▸ Exercise instructions:
Exact reproduction of the data is required, with images excluded.
-- Start --
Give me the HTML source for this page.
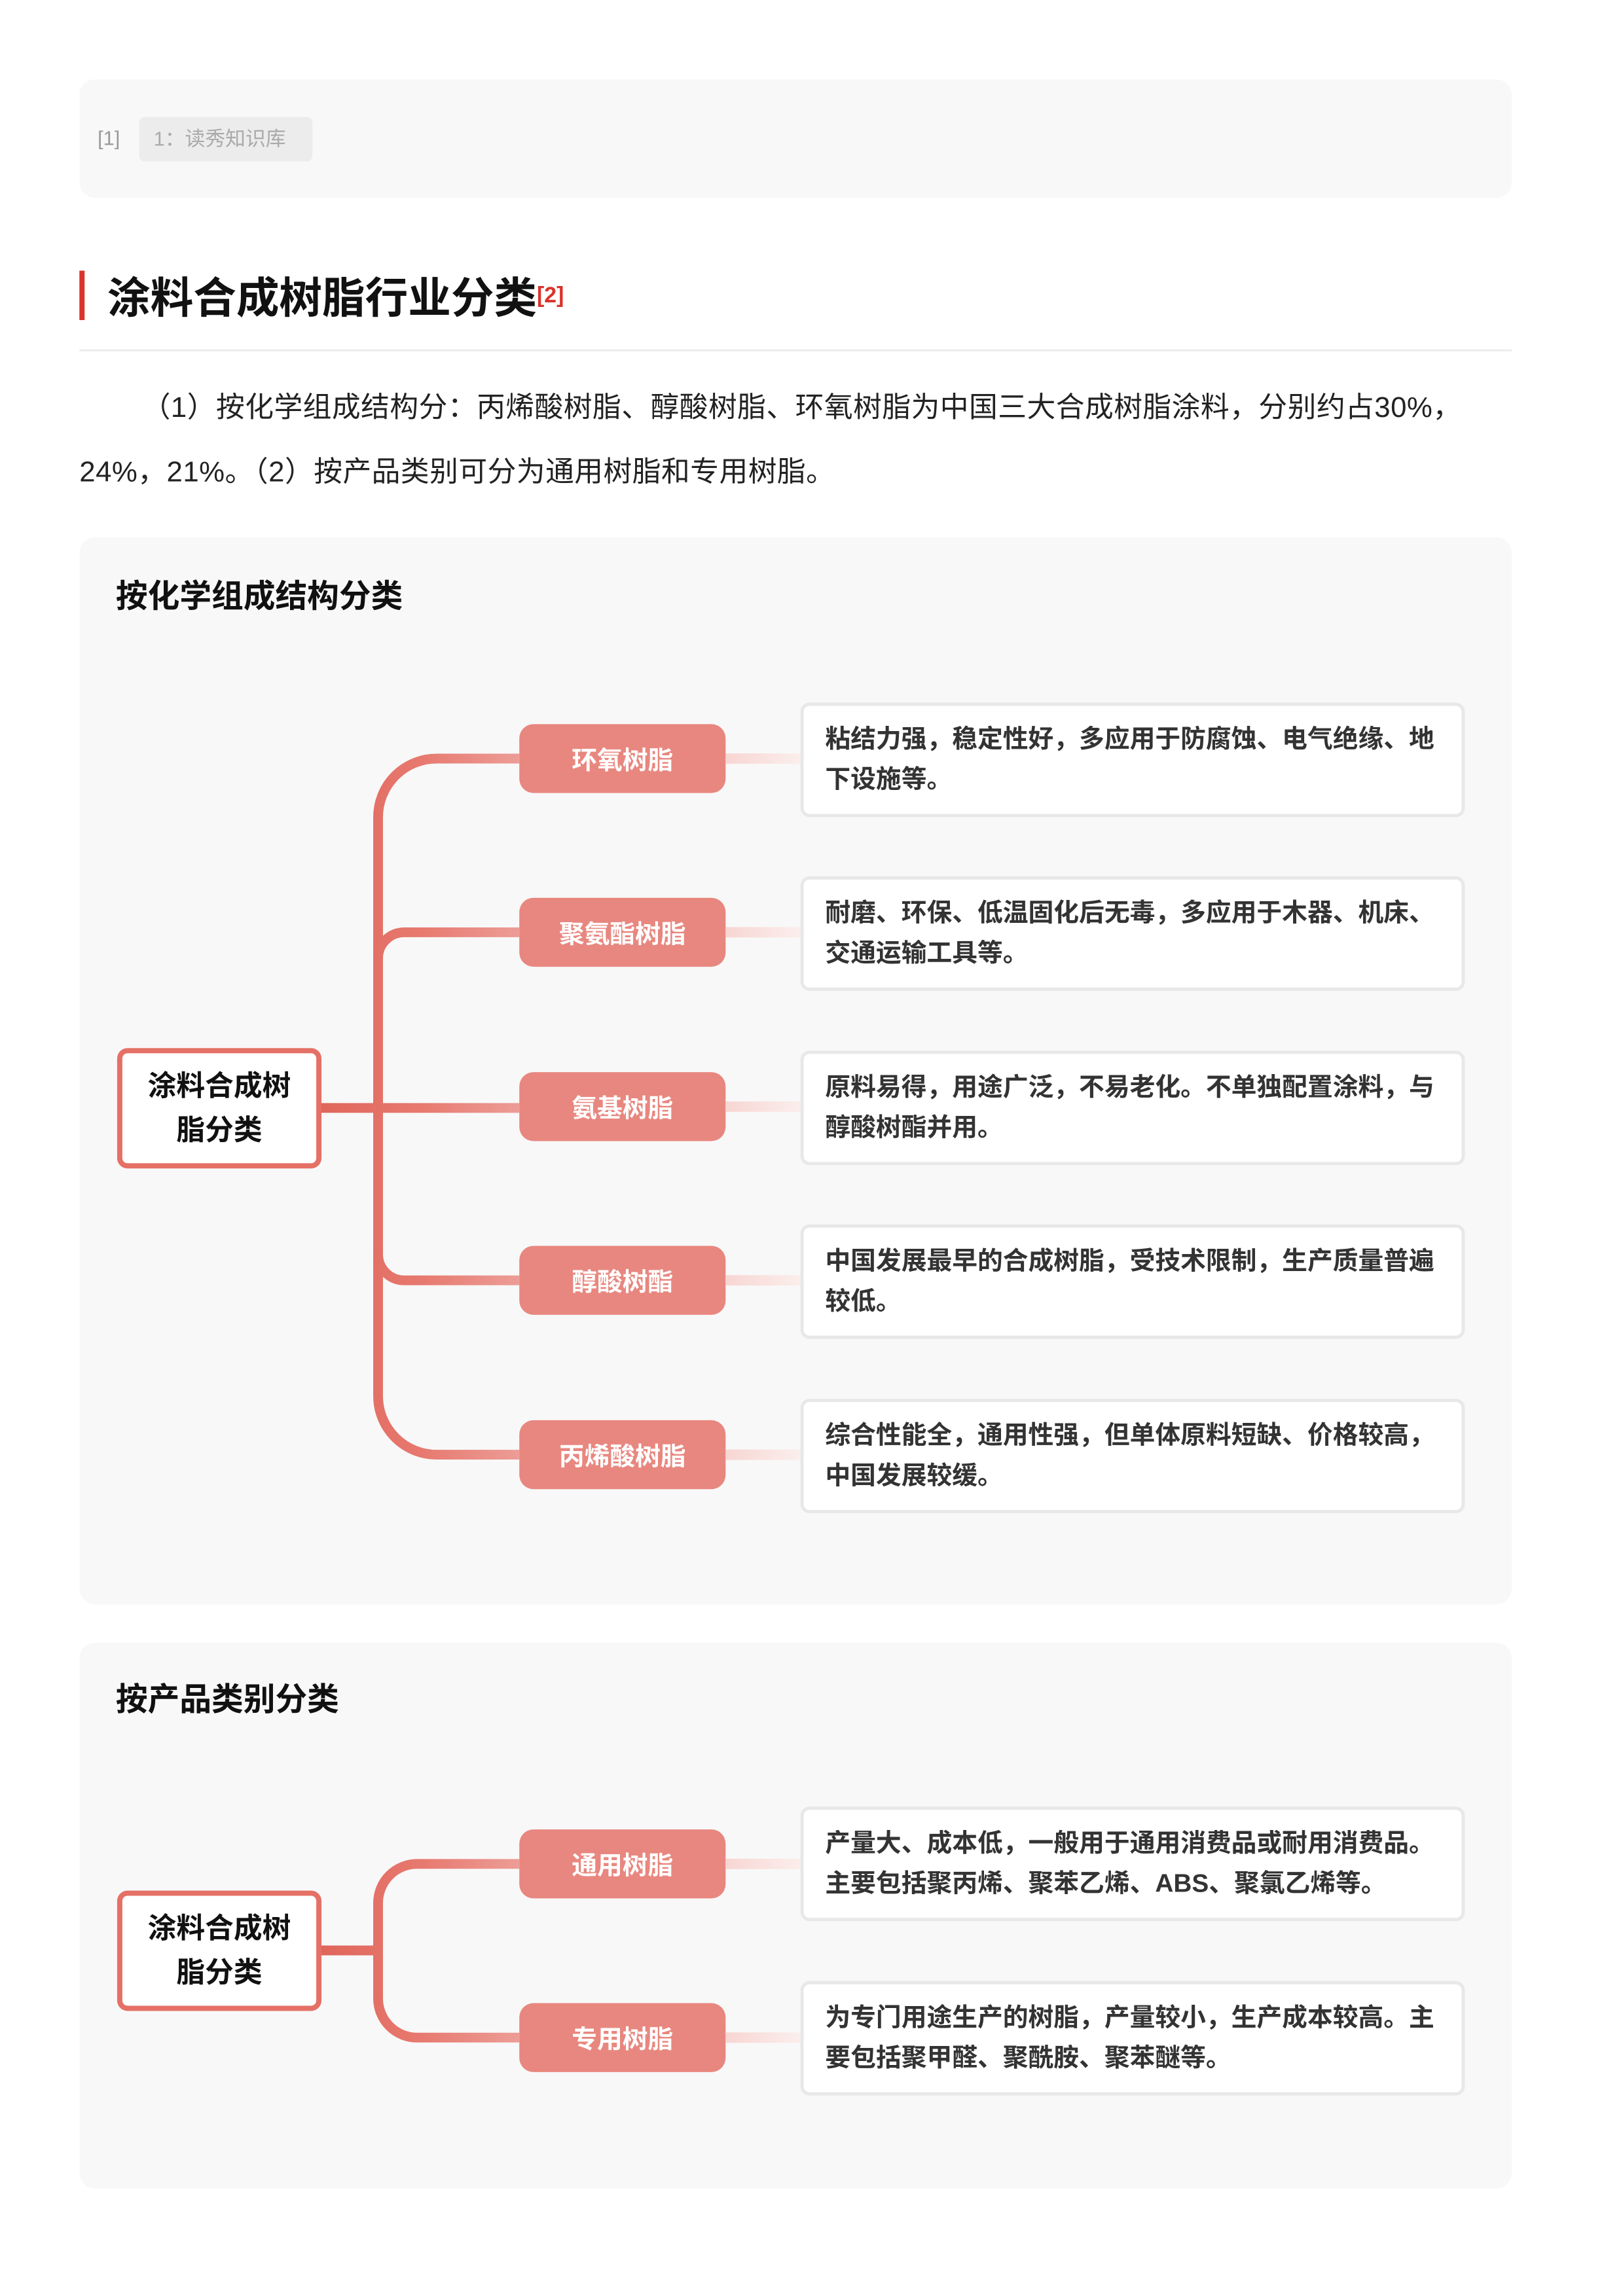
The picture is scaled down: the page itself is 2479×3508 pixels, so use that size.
<!DOCTYPE html>
<html><head><meta charset="utf-8">
<style>
*{margin:0;padding:0;box-sizing:border-box}
body{width:2479px;height:3508px;background:#fff;position:relative;font-family:"Liberation Sans","Noto Sans CJK SC",sans-serif;overflow:hidden}
#w{position:absolute;left:0;top:0;width:2479px;height:3508px;transform:scale(0.994);transform-origin:0 0}
.a{position:absolute}
.panel{position:absolute;left:122px;width:2201px;background:#f8f8f8;border-radius:24px}
.ptitle{position:absolute;left:178px;font-size:49px;font-weight:bold;color:#111;line-height:1}
.root{position:absolute;left:180px;width:314px;height:185px;border:8px solid #e57066;border-radius:16px;background:#fff;display:flex;align-items:center;justify-content:center;text-align:center;font-size:44px;font-weight:bold;line-height:68px;color:#111}
.node{position:absolute;left:798px;width:317px;height:106px;background:#e8877f;border-radius:22px;color:#fff;font-size:39px;font-weight:bold;display:flex;align-items:center;justify-content:center}
.desc{position:absolute;left:1230px;width:1021px;height:176px;border:5px solid #e8e8e8;border-radius:14px;background:#fff;padding:0 0 0 33px;display:flex;align-items:center;font-size:39px;font-weight:bold;color:#333;line-height:62px;white-space:nowrap}
.fade{position:absolute;left:1115px;width:115px;height:16px;background:linear-gradient(to right,#f7d6d3,#fbeeec)}
svg{position:absolute;left:0;top:0}
</style></head><body><div id="w">
<div class="panel" style="top:122px;height:182px"></div>
<div class="a" style="left:150px;top:195px;font-size:31px;color:#999">[1]</div>
<div class="a" style="left:214px;top:180px;width:266px;height:68px;background:#ececec;border-radius:8px;font-size:31px;color:#aaa;line-height:68px;padding-left:22px">1：读秀知识库</div>

<div class="a" style="left:122px;top:416px;width:8px;height:76px;background:#d9342b"></div>
<div class="a" style="left:165px;top:420px;font-size:66px;font-weight:bold;color:#111;line-height:76px">涂料合成树脂行业分类<sup style="font-size:34px;color:#d9342b;font-weight:bold;vertical-align:top;position:relative;top:-4px">[2]</sup></div>
<div class="a" style="left:122px;top:537px;width:2201px;height:3px;background:#ececec"></div>
<div class="a" style="left:122px;top:577px;width:2230px;font-size:44px;color:#222;line-height:99px;white-space:nowrap;text-indent:96px;letter-spacing:0.5px">（1）按化学组成结构分：丙烯酸树脂、醇酸树脂、环氧树脂为中国三大合成树脂涂料，分别约占30%，<br><span style="text-indent:0">24%，21%。（2）按产品类别可分为通用树脂和专用树脂。</span></div>

<div class="panel" style="top:826px;height:1640px"></div>
<div class="ptitle" style="top:893px">按化学组成结构分类</div>
<div class="panel" style="top:2525px;height:839px"></div>
<div class="ptitle" style="top:2589px">按产品类别分类</div>

<svg width="2479" height="3508">
<defs>
<linearGradient id="g" gradientUnits="userSpaceOnUse" x1="494" y1="0" x2="798" y2="0">
<stop offset="0" stop-color="#e0665b"/><stop offset="0.5" stop-color="#e7796f"/><stop offset="1" stop-color="#ec9d96"/></linearGradient>
</defs>
<g fill="none" stroke="url(#g)" stroke-width="15">
<path d="M798,1166 H671 A90,90 0 0 0 581,1256 V2146 A90,90 0 0 0 671,2236 H798"/>
<path d="M798,1433 H621 A40,40 0 0 0 581,1473"/>
<path d="M798,1968 H621 A40,40 0 0 1 581,1928"/>
<path d="M490,1703 H798"/>
<path d="M798,2865 H641 A60,60 0 0 0 581,2925 V3072 A60,60 0 0 0 641,3132 H798"/>
<path d="M490,2998 H581"/>
</g>
</svg>

<div class="root" style="top:1611px">涂料合成树<br>脂分类</div>
<div class="root" style="top:2906px">涂料合成树<br>脂分类</div>

<div class="node" style="top:1113px">环氧树脂</div>
<div class="node" style="top:1380px">聚氨酯树脂</div>
<div class="node" style="top:1648px">氨基树脂</div>
<div class="node" style="top:1915px">醇酸树酯</div>
<div class="node" style="top:2183px">丙烯酸树脂</div>
<div class="node" style="top:2812px">通用树脂</div>
<div class="node" style="top:3079px">专用树脂</div>

<div class="fade" style="top:1158px"></div>
<div class="fade" style="top:1425px"></div>
<div class="fade" style="top:1693px"></div>
<div class="fade" style="top:1960px"></div>
<div class="fade" style="top:2228px"></div>
<div class="fade" style="top:2857px"></div>
<div class="fade" style="top:3124px"></div>

<div class="desc" style="top:1080px">粘结力强，稳定性好，多应用于防腐蚀、电气绝缘、地<br>下设施等。</div>
<div class="desc" style="top:1347px">耐磨、环保、低温固化后无毒，多应用于木器、机床、<br>交通运输工具等。</div>
<div class="desc" style="top:1615px">原料易得，用途广泛，不易老化。不单独配置涂料，与<br>醇酸树酯并用。</div>
<div class="desc" style="top:1882px">中国发展最早的合成树脂，受技术限制，生产质量普遍<br>较低。</div>
<div class="desc" style="top:2150px">综合性能全，通用性强，但单体原料短缺、价格较高，<br>中国发展较缓。</div>
<div class="desc" style="top:2777px">产量大、成本低，一般用于通用消费品或耐用消费品。<br>主要包括聚丙烯、聚苯乙烯、ABS、聚氯乙烯等。</div>
<div class="desc" style="top:3045px">为专门用途生产的树脂，产量较小，生产成本较高。主<br>要包括聚甲醛、聚酰胺、聚苯醚等。</div>
</div></body></html>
-- End --
▸ Response to this task:
Give me the HTML source for this page.
The picture is scaled down: the page itself is 2479×3508 pixels, so use that size.
<!DOCTYPE html>
<html><head><meta charset="utf-8">
<style>
*{margin:0;padding:0;box-sizing:border-box}
body{width:2479px;height:3508px;background:#fff;position:relative;font-family:"Liberation Sans","Noto Sans CJK SC",sans-serif;overflow:hidden}
#w{position:absolute;left:0;top:0;width:2479px;height:3508px;transform:scale(0.994);transform-origin:0 0}
.a{position:absolute}
.panel{position:absolute;left:122px;width:2201px;background:#f8f8f8;border-radius:24px}
.ptitle{position:absolute;left:178px;font-size:49px;font-weight:bold;color:#111;line-height:1}
.root{position:absolute;left:180px;width:314px;height:185px;border:8px solid #e57066;border-radius:16px;background:#fff;display:flex;align-items:center;justify-content:center;text-align:center;font-size:44px;font-weight:bold;line-height:68px;color:#111}
.node{position:absolute;left:798px;width:317px;height:106px;background:#e8877f;border-radius:22px;color:#fff;font-size:39px;font-weight:bold;display:flex;align-items:center;justify-content:center}
.desc{position:absolute;left:1230px;width:1021px;height:176px;border:5px solid #e8e8e8;border-radius:14px;background:#fff;padding:0 0 0 33px;display:flex;align-items:center;font-size:39px;font-weight:bold;color:#333;line-height:62px;white-space:nowrap}
.fade{position:absolute;left:1115px;width:115px;height:16px;background:linear-gradient(to right,#f7d6d3,#fbeeec)}
svg{position:absolute;left:0;top:0}
</style></head><body><div id="w">
<div class="panel" style="top:122px;height:182px"></div>
<div class="a" style="left:150px;top:195px;font-size:31px;color:#999">[1]</div>
<div class="a" style="left:214px;top:180px;width:266px;height:68px;background:#ececec;border-radius:8px;font-size:31px;color:#aaa;line-height:68px;padding-left:22px">1：读秀知识库</div>

<div class="a" style="left:122px;top:416px;width:8px;height:76px;background:#d9342b"></div>
<div class="a" style="left:165px;top:420px;font-size:66px;font-weight:bold;color:#111;line-height:76px">涂料合成树脂行业分类<sup style="font-size:34px;color:#d9342b;font-weight:bold;vertical-align:top;position:relative;top:-4px">[2]</sup></div>
<div class="a" style="left:122px;top:537px;width:2201px;height:3px;background:#ececec"></div>
<div class="a" style="left:122px;top:577px;width:2230px;font-size:44px;color:#222;line-height:99px;white-space:nowrap;text-indent:96px;letter-spacing:0.5px">（1）按化学组成结构分：丙烯酸树脂、醇酸树脂、环氧树脂为中国三大合成树脂涂料，分别约占30%，<br><span style="text-indent:0">24%，21%。（2）按产品类别可分为通用树脂和专用树脂。</span></div>

<div class="panel" style="top:826px;height:1640px"></div>
<div class="ptitle" style="top:893px">按化学组成结构分类</div>
<div class="panel" style="top:2525px;height:839px"></div>
<div class="ptitle" style="top:2589px">按产品类别分类</div>

<svg width="2479" height="3508">
<defs>
<linearGradient id="g" gradientUnits="userSpaceOnUse" x1="494" y1="0" x2="798" y2="0">
<stop offset="0" stop-color="#e0665b"/><stop offset="0.5" stop-color="#e7796f"/><stop offset="1" stop-color="#ec9d96"/></linearGradient>
</defs>
<g fill="none" stroke="url(#g)" stroke-width="15">
<path d="M798,1166 H671 A90,90 0 0 0 581,1256 V2146 A90,90 0 0 0 671,2236 H798"/>
<path d="M798,1433 H621 A40,40 0 0 0 581,1473"/>
<path d="M798,1968 H621 A40,40 0 0 1 581,1928"/>
<path d="M490,1703 H798"/>
<path d="M798,2865 H641 A60,60 0 0 0 581,2925 V3072 A60,60 0 0 0 641,3132 H798"/>
<path d="M490,2998 H581"/>
</g>
</svg>

<div class="root" style="top:1611px">涂料合成树<br>脂分类</div>
<div class="root" style="top:2906px">涂料合成树<br>脂分类</div>

<div class="node" style="top:1113px">环氧树脂</div>
<div class="node" style="top:1380px">聚氨酯树脂</div>
<div class="node" style="top:1648px">氨基树脂</div>
<div class="node" style="top:1915px">醇酸树酯</div>
<div class="node" style="top:2183px">丙烯酸树脂</div>
<div class="node" style="top:2812px">通用树脂</div>
<div class="node" style="top:3079px">专用树脂</div>

<div class="fade" style="top:1158px"></div>
<div class="fade" style="top:1425px"></div>
<div class="fade" style="top:1693px"></div>
<div class="fade" style="top:1960px"></div>
<div class="fade" style="top:2228px"></div>
<div class="fade" style="top:2857px"></div>
<div class="fade" style="top:3124px"></div>

<div class="desc" style="top:1080px">粘结力强，稳定性好，多应用于防腐蚀、电气绝缘、地<br>下设施等。</div>
<div class="desc" style="top:1347px">耐磨、环保、低温固化后无毒，多应用于木器、机床、<br>交通运输工具等。</div>
<div class="desc" style="top:1615px">原料易得，用途广泛，不易老化。不单独配置涂料，与<br>醇酸树酯并用。</div>
<div class="desc" style="top:1882px">中国发展最早的合成树脂，受技术限制，生产质量普遍<br>较低。</div>
<div class="desc" style="top:2150px">综合性能全，通用性强，但单体原料短缺、价格较高，<br>中国发展较缓。</div>
<div class="desc" style="top:2777px">产量大、成本低，一般用于通用消费品或耐用消费品。<br>主要包括聚丙烯、聚苯乙烯、ABS、聚氯乙烯等。</div>
<div class="desc" style="top:3045px">为专门用途生产的树脂，产量较小，生产成本较高。主<br>要包括聚甲醛、聚酰胺、聚苯醚等。</div>
</div></body></html>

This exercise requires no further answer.